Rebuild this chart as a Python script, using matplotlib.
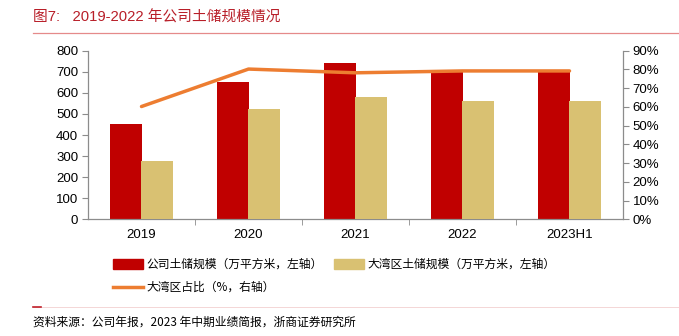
import matplotlib
matplotlib.use("Agg")
import matplotlib.pyplot as plt
from matplotlib.lines import Line2D
import numpy as np

plt.rcParams['font.family'] = ['Liberation Sans', 'Noto Sans CJK SC', 'DejaVu Sans']

categories = ["2019", "2020", "2021", "2022", "2023H1"]
company_land = [452, 652, 740, 705, 705]
gba_land = [275, 522, 578, 560, 560]
gba_ratio = [60.2, 80.2, 78.2, 79.2, 79.2]
left_ticks = [0, 100, 200, 300, 400, 500, 600, 700, 800]
right_ticks = [0, 10, 20, 30, 40, 50, 60, 70, 80, 90]

RED = "#C00000"
TAN = "#D9C172"
ORANGE = "#ED7D31"
GREY = "#8C8C8C"

fig = plt.figure(figsize=(6.79, 3.36), dpi=100)
ax = fig.add_axes([88/679, 1-219.3/336, (623-88)/679, (219.3-50.7)/336])
x = np.arange(len(categories))
w = 0.30
off = 0.145
ax.bar(x - off, company_land, w, color=RED, zorder=2)
ax.bar(x + off, gba_land, w, color=TAN, zorder=3)
ax.set_xlim(-0.5, len(categories) - 0.5)
ax.set_ylim(0, 800)
ax.set_yticks(left_ticks)
ax.set_xticks(x)
ax.set_xticklabels(categories)
ax.set_xticks(np.arange(0.5, len(categories) - 0.5, 1), minor=True)
ax.tick_params(axis='x', which='major', length=0, pad=7, labelsize=9.5)
ax.tick_params(axis='x', which='minor', length=4, color=GREY, direction='out')
ax.tick_params(axis='y', length=4, color=GREY, labelsize=9.5, pad=3)
for s in ['top', 'right']:
    ax.spines[s].set_visible(False)
for s in ['left', 'bottom']:
    ax.spines[s].set_color(GREY)
    ax.spines[s].set_linewidth(0.9)

ax2 = ax.twinx()
ax2.plot(x, gba_ratio, color=ORANGE, lw=2.5, zorder=5, solid_capstyle='round')
ax2.set_ylim(0, 90)
ax2.set_yticks(right_ticks)
ax2.set_yticklabels([f"{t}%" for t in right_ticks])
ax2.tick_params(axis='y', length=4, color=GREY, labelsize=9.5, pad=3)
for s in ['top', 'left', 'bottom']:
    ax2.spines[s].set_visible(False)
ax2.spines['right'].set_color(GREY)
ax2.spines['right'].set_linewidth(0.9)

# Title
fig.text(33/679, 1-17/336, "图7:   2019-2022 年公司土储规模情况", color="#B81E28",
         fontsize=10.6, va='center', ha='left', fontweight='normal',
         family=['Liberation Sans', 'Noto Sans CJK SC'])
fig.add_artist(Line2D([33/679, 1.0], [1-33/336, 1-33/336], color="#E58A8A", lw=0.9))

# Legend
cjk = ['Noto Sans CJK SC', 'DejaVu Sans']
def legend_patch(xp, yp, color, label):
    fig.patches.append(plt.Rectangle((xp/679, 1-(yp+5)/336), 30/679, 10/336,
                                     color=color, transform=fig.transFigure))
    fig.text((xp+33)/679, 1-yp/336, label, fontsize=8.5, va='center', ha='left', family=cjk)

legend_patch(113, 264, RED, "公司土储规模（万平方米，左轴）")
legend_patch(334, 264, TAN, "大湾区土储规模（万平方米，左轴）")
fig.add_artist(Line2D([113/679, 143/679], [1-287/336, 1-287/336], color=ORANGE, lw=2.5))
fig.text(146/679, 1-287/336, "大湾区占比（%，右轴）", fontsize=8.5, va='center', ha='left', family=cjk)

# Bottom rule and source
fig.add_artist(Line2D([33/679, 1.0], [1-306.5/336, 1-306.5/336], color="#F3D0D0", lw=0.6))
fig.add_artist(Line2D([33/679, 41/679], [1-306.5/336, 1-306.5/336], color="#C0202A", lw=1.2))
fig.text(33/679, 1-322/336, "资料来源：公司年报，2023 年中期业绩简报，浙商证券研究所",
         fontsize=8.5, va='center', ha='left', family=['Noto Sans CJK SC', 'DejaVu Sans'])

fig.savefig("out.png", dpi=100)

____________________

- What is needed
Exclude the pictures, and transcribe all of the material exactly.

- Written reply
Rebuild this chart as a Python script, using matplotlib.
import matplotlib
matplotlib.use("Agg")
import matplotlib.pyplot as plt
from matplotlib.lines import Line2D
import numpy as np

plt.rcParams['font.family'] = ['Liberation Sans', 'Noto Sans CJK SC', 'DejaVu Sans']

categories = ["2019", "2020", "2021", "2022", "2023H1"]
company_land = [452, 652, 740, 705, 705]
gba_land = [275, 522, 578, 560, 560]
gba_ratio = [60.2, 80.2, 78.2, 79.2, 79.2]
left_ticks = [0, 100, 200, 300, 400, 500, 600, 700, 800]
right_ticks = [0, 10, 20, 30, 40, 50, 60, 70, 80, 90]

RED = "#C00000"
TAN = "#D9C172"
ORANGE = "#ED7D31"
GREY = "#8C8C8C"

fig = plt.figure(figsize=(6.79, 3.36), dpi=100)
ax = fig.add_axes([88/679, 1-219.3/336, (623-88)/679, (219.3-50.7)/336])
x = np.arange(len(categories))
w = 0.30
off = 0.145
ax.bar(x - off, company_land, w, color=RED, zorder=2)
ax.bar(x + off, gba_land, w, color=TAN, zorder=3)
ax.set_xlim(-0.5, len(categories) - 0.5)
ax.set_ylim(0, 800)
ax.set_yticks(left_ticks)
ax.set_xticks(x)
ax.set_xticklabels(categories)
ax.set_xticks(np.arange(0.5, len(categories) - 0.5, 1), minor=True)
ax.tick_params(axis='x', which='major', length=0, pad=7, labelsize=9.5)
ax.tick_params(axis='x', which='minor', length=4, color=GREY, direction='out')
ax.tick_params(axis='y', length=4, color=GREY, labelsize=9.5, pad=3)
for s in ['top', 'right']:
    ax.spines[s].set_visible(False)
for s in ['left', 'bottom']:
    ax.spines[s].set_color(GREY)
    ax.spines[s].set_linewidth(0.9)

ax2 = ax.twinx()
ax2.plot(x, gba_ratio, color=ORANGE, lw=2.5, zorder=5, solid_capstyle='round')
ax2.set_ylim(0, 90)
ax2.set_yticks(right_ticks)
ax2.set_yticklabels([f"{t}%" for t in right_ticks])
ax2.tick_params(axis='y', length=4, color=GREY, labelsize=9.5, pad=3)
for s in ['top', 'left', 'bottom']:
    ax2.spines[s].set_visible(False)
ax2.spines['right'].set_color(GREY)
ax2.spines['right'].set_linewidth(0.9)

# Title
fig.text(33/679, 1-17/336, "图7:   2019-2022 年公司土储规模情况", color="#B81E28",
         fontsize=10.6, va='center', ha='left', fontweight='normal',
         family=['Liberation Sans', 'Noto Sans CJK SC'])
fig.add_artist(Line2D([33/679, 1.0], [1-33/336, 1-33/336], color="#E58A8A", lw=0.9))

# Legend
cjk = ['Noto Sans CJK SC', 'DejaVu Sans']
def legend_patch(xp, yp, color, label):
    fig.patches.append(plt.Rectangle((xp/679, 1-(yp+5)/336), 30/679, 10/336,
                                     color=color, transform=fig.transFigure))
    fig.text((xp+33)/679, 1-yp/336, label, fontsize=8.5, va='center', ha='left', family=cjk)

legend_patch(113, 264, RED, "公司土储规模（万平方米，左轴）")
legend_patch(334, 264, TAN, "大湾区土储规模（万平方米，左轴）")
fig.add_artist(Line2D([113/679, 143/679], [1-287/336, 1-287/336], color=ORANGE, lw=2.5))
fig.text(146/679, 1-287/336, "大湾区占比（%，右轴）", fontsize=8.5, va='center', ha='left', family=cjk)

# Bottom rule and source
fig.add_artist(Line2D([33/679, 1.0], [1-306.5/336, 1-306.5/336], color="#F3D0D0", lw=0.6))
fig.add_artist(Line2D([33/679, 41/679], [1-306.5/336, 1-306.5/336], color="#C0202A", lw=1.2))
fig.text(33/679, 1-322/336, "资料来源：公司年报，2023 年中期业绩简报，浙商证券研究所",
         fontsize=8.5, va='center', ha='left', family=['Noto Sans CJK SC', 'DejaVu Sans'])

fig.savefig("out.png", dpi=100)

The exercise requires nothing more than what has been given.